I know what some of you might be thinking: You can’t be that poor if you buy a real tree. But I can. I really can. The money I will spend on my tree could cover the presents for my niece and nephew, or it could cover the set Christmas dinner with friends, or it could cover a bottle of Prosecco in the pub with friends, or it could be the difference between eating homemade soup from the scraps of leftover vegetables in the fridge all week and three square meals a day – but it can’t cover them all.
Not buying the tree might solve one problem and give me a moment’s relief but buying the tree gives me so much more. It makes me feel part of Christmas even when I have to turn down invites. It tells me that I am a grown-up when, most days, I still feel like a 15-year-old girl waiting for someone to pick her up from the school called life where I seem to have been left; the gap below the branches where the presents should be reminds me how lucky I am to have so many loved ones to want to buy gifts for, even if I can’t actually buy them.
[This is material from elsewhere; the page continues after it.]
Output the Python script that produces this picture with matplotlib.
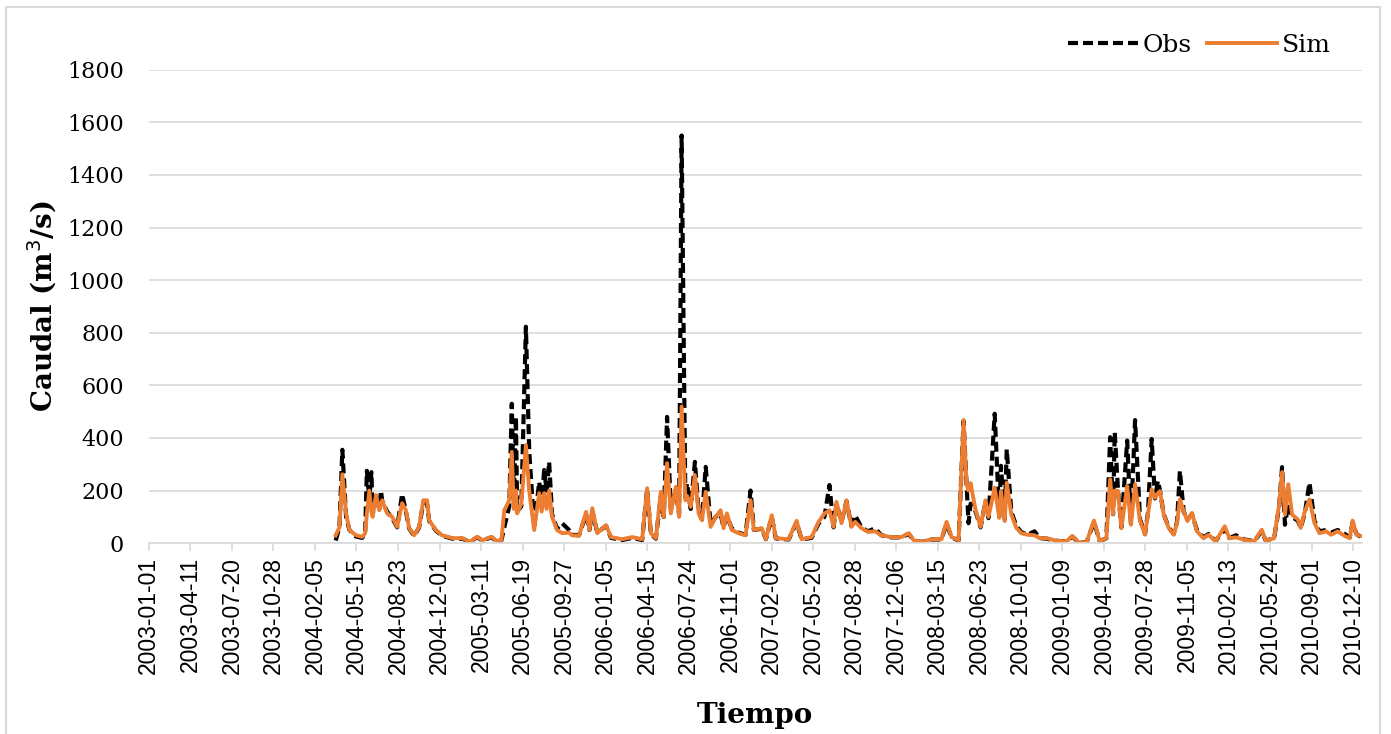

When I had flatmates the cost was shared, as was the struggle to get the blasted thing home, stand it up straight, and thread it evenly with lights. The decorations that covered the tree had been left behind by flatmates past and the tree-buying ritual was a nice excuse to get our busy lives in line for one night a year.
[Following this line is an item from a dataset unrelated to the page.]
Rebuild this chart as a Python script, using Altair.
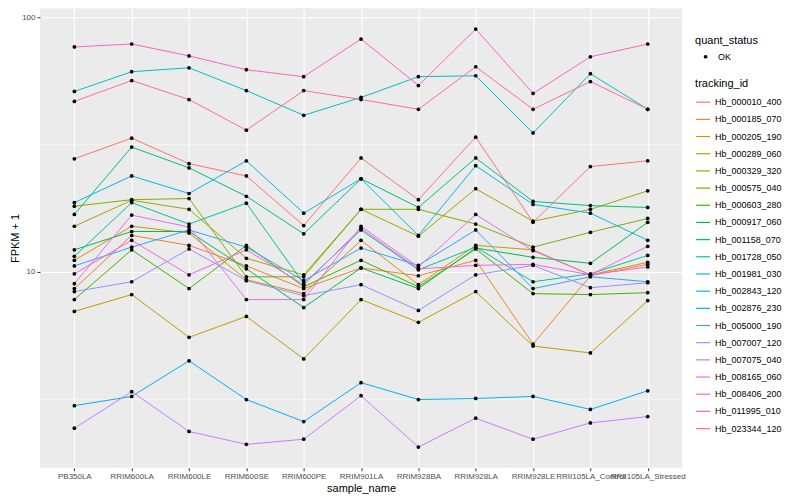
import altair as alt
import pandas as pd

samples = ["PB350LA", "RRIM600LA", "RRIM600LE", "RRIM600SE", "RRIM600PE", "RRIM901LA",
           "RRIM928BA", "RRIM928LA", "RRIM928LE", "RRII105LA_Control", "RRII105LA_Stressed"]

tracking_ids = ["Hb_000010_400", "Hb_000185_070", "Hb_000205_190", "Hb_000289_060",
                "Hb_000329_320", "Hb_000575_040", "Hb_000603_280", "Hb_000917_060",
                "Hb_001158_070", "Hb_001728_050", "Hb_001981_030", "Hb_002843_120",
                "Hb_002876_230", "Hb_005000_190", "Hb_007007_120", "Hb_007075_040",
                "Hb_008165_060", "Hb_008406_200", "Hb_011995_010", "Hb_023344_120"]

palette = ["#F8766D", "#EA8331", "#D89000", "#C09B00", "#A3A500", "#7CAE00", "#39B600",
           "#00BB4E", "#00BF7D", "#00C1A3", "#00BFC4", "#00BAE0", "#00B0F6", "#35A2FF",
           "#9590FF", "#C77CFF", "#E76BF3", "#FA62DB", "#FF62BC", "#FF6C91"]

# FPKM + 1 per sample (in the order of `samples`)
hb_000010_400 = [27.8, 33.5, 26.6, 23.8, 15.2, 28.0, 19.2, 33.8, 15.65, 25.9, 27.3]
hb_000185_070 = [8.59, 13.9, 12.7, 10.55, 8.59, 10.36, 9.65, 11.1, 5.20, 9.65, 10.7]
hb_000205_190 = [11.1, 15.1, 14.2, 9.31, 8.21, 13.3, 8.90, 12.7, 12.2, 9.73, 10.9]
hb_000289_060 = [6.99, 8.14, 5.53, 6.68, 4.55, 7.78, 6.33, 8.36, 5.11, 4.80, 7.71]
hb_000329_320 = [15.1, 19.1, 17.6, 11.3, 9.73, 17.6, 13.8, 21.2, 15.8, 17.6, 20.8]
hb_000575_040 = [18.1, 19.2, 19.4, 9.56, 9.56, 17.6, 17.6, 15.4, 12.5, 14.3, 16.2]
hb_000603_280 = [7.78, 12.2, 8.59, 12.7, 8.74, 11.1, 8.74, 12.3, 8.21, 8.14, 8.28]
hb_000917_060 = [12.2, 14.4, 14.4, 10.27, 7.24, 10.36, 8.59, 12.4, 11.4, 10.8, 15.65]
hb_001158_070 = [16.8, 30.9, 25.6, 19.8, 14.1, 23.2, 17.9, 28.0, 18.9, 18.2, 17.9]
hb_001728_050 = [11.5, 18.7, 15.4, 18.6, 8.98, 14.6, 10.18, 12.5, 9.14, 9.82, 11.6]
hb_001981_030 = [51.1, 61.1, 63.3, 51.5, 41.2, 48.4, 58.4, 58.9, 35.1, 60.0, 43.5]
hb_002843_120 = [18.7, 23.8, 20.3, 27.3, 17.0, 23.2, 13.9, 26.1, 18.4, 17.0, 13.3]
hb_002876_230 = [2.98, 3.24, 4.47, 3.15, 2.58, 3.67, 3.15, 3.18, 3.24, 2.88, 3.41]
hb_005000_190 = [10.55, 12.5, 14.6, 12.5, 9.23, 12.4, 10.6, 14.6, 8.59, 9.56, 9.14]
hb_007007_120 = [8.36, 9.14, 12.3, 9.23, 8.06, 8.90, 7.05, 9.73, 10.6, 8.66, 9.06]
hb_007075_040 = [2.43, 3.38, 2.36, 2.10, 2.20, 3.26, 2.05, 2.66, 2.20, 2.55, 2.70]
hb_008165_060 = [8.98, 16.7, 15.0, 7.78, 7.78, 15.1, 10.45, 16.8, 12.1, 9.73, 12.6]
hb_008406_200 = [9.82, 13.3, 9.73, 12.2, 8.90, 14.8, 10.27, 10.6, 10.7, 9.73, 10.45]
hb_011995_010 = [76.4, 78.5, 70.5, 62.2, 58.4, 82.1, 53.9, 89.8, 50.2, 69.9, 78.5]
hb_023344_120 = [46.7, 56.4, 47.5, 36.0, 51.5, 47.5, 43.5, 63.9, 43.5, 55.9, 43.5]

series = [hb_000010_400, hb_000185_070, hb_000205_190, hb_000289_060, hb_000329_320,
          hb_000575_040, hb_000603_280, hb_000917_060, hb_001158_070, hb_001728_050,
          hb_001981_030, hb_002843_120, hb_002876_230, hb_005000_190, hb_007007_120,
          hb_007075_040, hb_008165_060, hb_008406_200, hb_011995_010, hb_023344_120]

rows = []
for tid, vals in zip(tracking_ids, series):
    for i, (s, v) in enumerate(zip(samples, vals)):
        rows.append({"tracking_id": tid, "sample_name": s, "idx": i,
                     "fpkm1": v, "quant_status": "OK"})
df = pd.DataFrame(rows)

FONT = "Liberation Sans"
MAJOR = "datum.value == 10 || datum.value == 100"

x_enc = alt.X("sample_name:N", sort=samples,
              scale=alt.Scale(type="point", padding=0.6),
              axis=alt.Axis(title="sample_name", labelAngle=0, labelFontSize=8,
                            labelColor="#4D4D4D", tickColor="#333333", tickSize=3,
                            domain=False, grid=True, gridColor="white", gridWidth=1.1,
                            titleFontSize=11, titleFontWeight="normal", titleColor="black",
                            labelPadding=2, titlePadding=2, labelOverlap=False,
                            labelFont=FONT, titleFont=FONT))

y_enc = alt.Y("fpkm1:Q",
              scale=alt.Scale(type="log", domain=[1.70, 108.4], nice=False, zero=False),
              axis=alt.Axis(title="FPKM + 1", values=[3.1623, 10, 31.623, 100],
                            labelExpr="(" + MAJOR + ") ? format(datum.value, 'd') : ''",
                            labelFontSize=8, labelColor="#4D4D4D",
                            tickColor={"condition": {"test": MAJOR, "value": "#333333"}, "value": "rgba(0,0,0,0)"},
                            tickSize=3, domain=False, grid=True, gridColor="white",
                            gridWidth={"condition": {"test": MAJOR, "value": 1.1}, "value": 0.55},
                            titleFontSize=11, titleFontWeight="normal", titleColor="black",
                            labelPadding=2, titlePadding=1, labelFont=FONT, titleFont=FONT))

lines = alt.Chart(df).mark_line(strokeWidth=1).encode(
    x=x_enc,
    y=y_enc,
    color=alt.Color("tracking_id:N", scale=alt.Scale(domain=tracking_ids, range=palette),
                    legend=alt.Legend(title="tracking_id", orient="none", legendX=656, legendY=70,
                                      symbolType="stroke", symbolSize=196, symbolStrokeWidth=1.2,
                                      labelFontSize=9, titleFontSize=11, titleFontWeight="normal",
                                      labelColor="black", titleColor="black", rowPadding=4.2,
                                      titlePadding=5, labelOffset=4, labelFont=FONT, titleFont=FONT)),
    order=alt.Order("idx:Q"),
    detail="tracking_id:N",
)

points = alt.Chart(df).mark_point(filled=True, size=14, opacity=1, color="black").encode(
    x=alt.X("sample_name:N", sort=samples),
    y=alt.Y("fpkm1:Q"),
    shape=alt.Shape("quant_status:N", scale=alt.Scale(range=["circle"]),
                    legend=alt.Legend(title="quant_status", orient="none", legendX=656, legendY=27,
                                      symbolFillColor="black", symbolStrokeColor="black",
                                      symbolSize=14, symbolOffset=6,
                                      labelFontSize=9, titleFontSize=11, titleFontWeight="normal",
                                      labelColor="black", titleColor="black",
                                      titlePadding=6, labelOffset=8, labelFont=FONT, titleFont=FONT)),
)

chart = alt.layer(lines, points).properties(
    width=643, height=460,
    autosize=alt.AutoSizeParams(type="none"),
    padding={"left": 32, "top": 0, "right": 110, "bottom": 30},
    background="white",
).configure(font=FONT).configure_view(fill="#EBEBEB", strokeWidth=0)

chart.save("out.html", embed_options={"renderer": "svg", "actions": False})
When I moved into my studio flat I didn’t think I would be able to afford a tree and imagined that if I did get one, it would probably be really small – pot plant-sized. But when Christmas arrived that first year, I found myself buying a tree I was fairly sure was too big for my flat. I bought cheap tree lights and then raided my drawers for old bits of ribbon, which I cut up and tied to the branches in decoration. Over the years I’ve bought a few baubles but the ribbons go on the tree every year; a reminder that poverty can lead to some of my better ideas. The ribbons cost £2 and they look brilliant.
Having a budget forces you to be imaginative, from creating a recipe using dry lentils and half a questionable onion because that’s all the food you have left, to making homemade presents in the form of truffles out of some old chocolate and a slab of butter, to crafting your own Christmas decorations or hanging an old drawer on the wall as a makeshift shelf.
But it also makes you imaginative in other ways. I find extra work in December to cover the present money; there are always retail companies or bars looking for event staff. I always, always find the money for presents in the end, somehow.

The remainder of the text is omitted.